Rows:

## START

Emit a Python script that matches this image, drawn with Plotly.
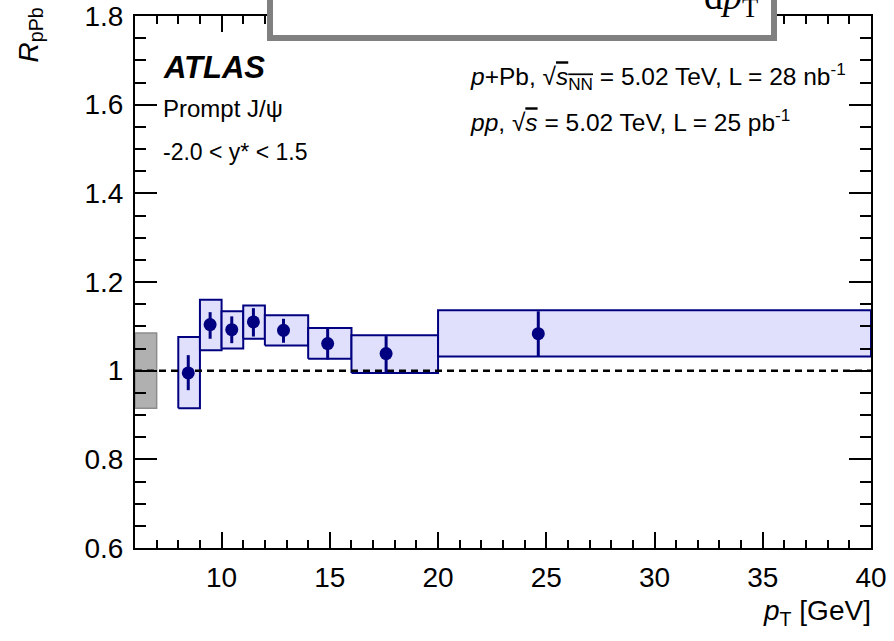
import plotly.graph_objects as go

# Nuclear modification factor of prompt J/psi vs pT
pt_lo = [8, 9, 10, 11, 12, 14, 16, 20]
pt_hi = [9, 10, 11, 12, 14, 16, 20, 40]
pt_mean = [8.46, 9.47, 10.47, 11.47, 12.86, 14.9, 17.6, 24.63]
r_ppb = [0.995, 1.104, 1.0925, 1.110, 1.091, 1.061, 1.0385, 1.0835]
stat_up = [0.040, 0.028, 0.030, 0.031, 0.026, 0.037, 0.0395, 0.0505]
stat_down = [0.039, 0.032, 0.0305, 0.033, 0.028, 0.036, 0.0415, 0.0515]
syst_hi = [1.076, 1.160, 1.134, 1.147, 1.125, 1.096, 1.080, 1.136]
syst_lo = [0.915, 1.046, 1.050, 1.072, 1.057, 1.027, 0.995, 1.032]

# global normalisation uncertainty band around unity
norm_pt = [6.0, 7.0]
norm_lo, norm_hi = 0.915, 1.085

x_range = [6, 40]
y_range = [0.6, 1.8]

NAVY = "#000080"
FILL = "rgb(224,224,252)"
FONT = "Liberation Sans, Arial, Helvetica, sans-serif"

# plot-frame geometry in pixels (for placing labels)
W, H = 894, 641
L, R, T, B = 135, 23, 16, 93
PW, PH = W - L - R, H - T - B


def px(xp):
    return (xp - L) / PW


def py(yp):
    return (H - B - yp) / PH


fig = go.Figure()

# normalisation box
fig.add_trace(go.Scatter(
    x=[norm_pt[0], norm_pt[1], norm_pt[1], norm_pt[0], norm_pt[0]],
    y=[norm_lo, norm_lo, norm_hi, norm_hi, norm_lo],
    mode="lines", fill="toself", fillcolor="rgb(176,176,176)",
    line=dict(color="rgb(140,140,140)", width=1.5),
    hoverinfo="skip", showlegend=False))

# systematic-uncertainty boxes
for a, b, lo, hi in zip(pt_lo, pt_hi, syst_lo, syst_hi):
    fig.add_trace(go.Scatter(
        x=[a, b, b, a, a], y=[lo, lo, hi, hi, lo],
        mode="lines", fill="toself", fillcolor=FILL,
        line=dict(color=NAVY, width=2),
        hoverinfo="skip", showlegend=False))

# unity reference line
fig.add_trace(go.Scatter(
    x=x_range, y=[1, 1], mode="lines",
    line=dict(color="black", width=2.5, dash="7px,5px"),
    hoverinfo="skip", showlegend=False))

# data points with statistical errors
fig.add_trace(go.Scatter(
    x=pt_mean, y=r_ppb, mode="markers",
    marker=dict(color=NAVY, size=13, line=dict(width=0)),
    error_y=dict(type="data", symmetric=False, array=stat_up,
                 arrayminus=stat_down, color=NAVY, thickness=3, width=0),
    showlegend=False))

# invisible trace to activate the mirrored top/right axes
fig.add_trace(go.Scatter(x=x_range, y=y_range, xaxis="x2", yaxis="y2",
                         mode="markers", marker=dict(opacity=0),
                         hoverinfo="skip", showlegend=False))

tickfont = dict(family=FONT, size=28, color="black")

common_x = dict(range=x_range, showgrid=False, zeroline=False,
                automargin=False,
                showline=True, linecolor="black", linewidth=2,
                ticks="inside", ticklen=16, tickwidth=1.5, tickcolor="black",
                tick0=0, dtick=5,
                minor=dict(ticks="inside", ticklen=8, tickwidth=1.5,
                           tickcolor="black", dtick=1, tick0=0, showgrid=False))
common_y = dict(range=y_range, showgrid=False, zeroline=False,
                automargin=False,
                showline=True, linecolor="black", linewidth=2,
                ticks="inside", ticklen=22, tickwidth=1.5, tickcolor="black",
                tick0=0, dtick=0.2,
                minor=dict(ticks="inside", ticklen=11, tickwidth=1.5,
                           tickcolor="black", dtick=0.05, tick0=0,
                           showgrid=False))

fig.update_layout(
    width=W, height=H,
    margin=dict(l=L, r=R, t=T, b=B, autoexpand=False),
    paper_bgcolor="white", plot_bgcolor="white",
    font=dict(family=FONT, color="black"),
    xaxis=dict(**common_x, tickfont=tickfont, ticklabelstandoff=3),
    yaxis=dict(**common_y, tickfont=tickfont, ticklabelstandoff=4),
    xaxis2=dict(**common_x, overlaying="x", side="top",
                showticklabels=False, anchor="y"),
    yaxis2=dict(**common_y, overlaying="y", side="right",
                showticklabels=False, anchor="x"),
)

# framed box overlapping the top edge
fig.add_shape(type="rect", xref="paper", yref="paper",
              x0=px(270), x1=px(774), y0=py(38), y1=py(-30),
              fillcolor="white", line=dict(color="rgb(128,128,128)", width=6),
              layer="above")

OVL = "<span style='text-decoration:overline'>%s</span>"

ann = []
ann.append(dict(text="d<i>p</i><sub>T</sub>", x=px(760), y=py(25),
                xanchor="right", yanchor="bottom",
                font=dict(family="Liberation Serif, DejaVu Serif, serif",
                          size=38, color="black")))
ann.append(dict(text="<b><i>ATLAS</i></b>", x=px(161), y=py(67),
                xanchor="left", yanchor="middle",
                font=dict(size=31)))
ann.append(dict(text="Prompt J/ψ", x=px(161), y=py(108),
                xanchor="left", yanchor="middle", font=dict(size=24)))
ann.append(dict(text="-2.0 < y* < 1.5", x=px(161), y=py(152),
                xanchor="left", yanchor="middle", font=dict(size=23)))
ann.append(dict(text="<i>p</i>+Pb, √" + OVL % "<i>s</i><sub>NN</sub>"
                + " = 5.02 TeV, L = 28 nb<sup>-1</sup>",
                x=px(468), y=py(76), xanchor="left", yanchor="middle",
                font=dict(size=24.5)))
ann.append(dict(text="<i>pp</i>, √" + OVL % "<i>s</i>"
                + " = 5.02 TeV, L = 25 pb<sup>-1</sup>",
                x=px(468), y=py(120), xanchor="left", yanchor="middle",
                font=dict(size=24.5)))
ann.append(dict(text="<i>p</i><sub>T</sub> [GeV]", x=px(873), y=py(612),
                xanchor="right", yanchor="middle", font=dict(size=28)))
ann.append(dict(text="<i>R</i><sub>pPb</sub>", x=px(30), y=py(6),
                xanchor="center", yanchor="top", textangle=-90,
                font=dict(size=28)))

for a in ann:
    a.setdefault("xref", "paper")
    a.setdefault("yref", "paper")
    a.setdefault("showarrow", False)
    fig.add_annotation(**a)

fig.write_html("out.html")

## END
## START

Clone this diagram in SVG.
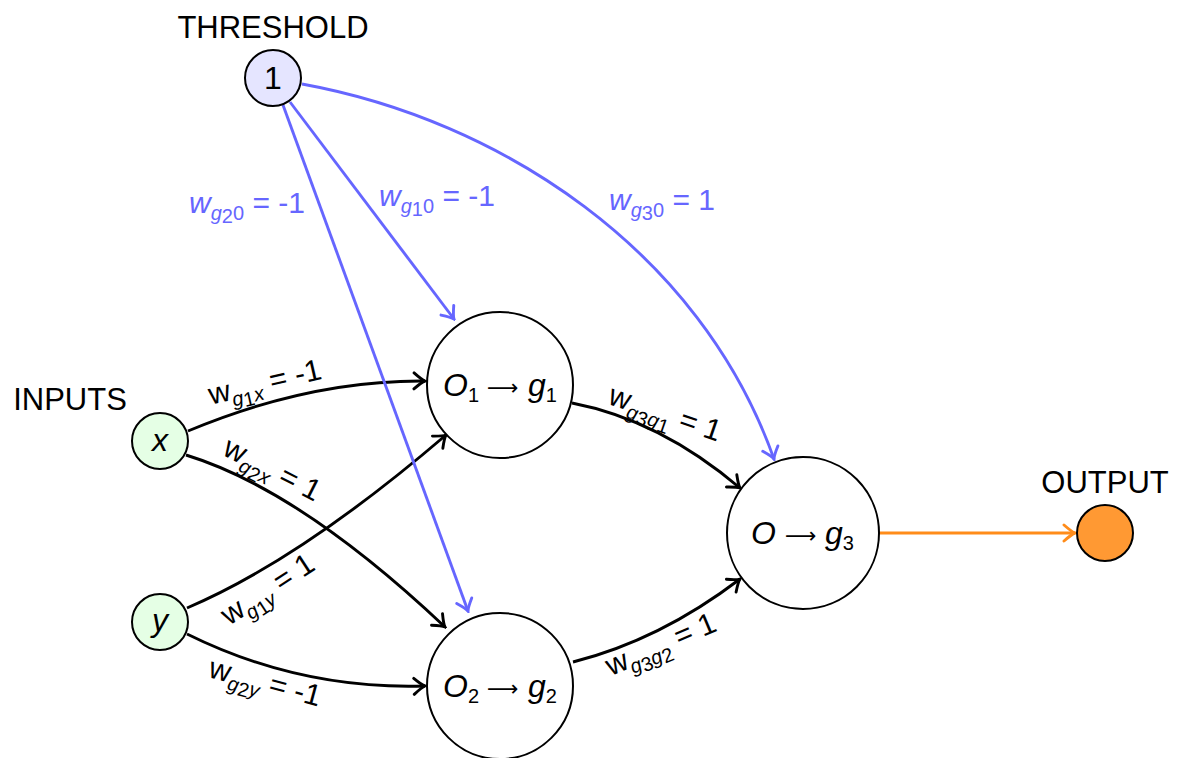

## END

Exercise brief:
Pick out the lines that contain "with" and copy them.

Written answer:
Emit a Python script that matches this image, drawn with Plotly.
# data points with statistical errors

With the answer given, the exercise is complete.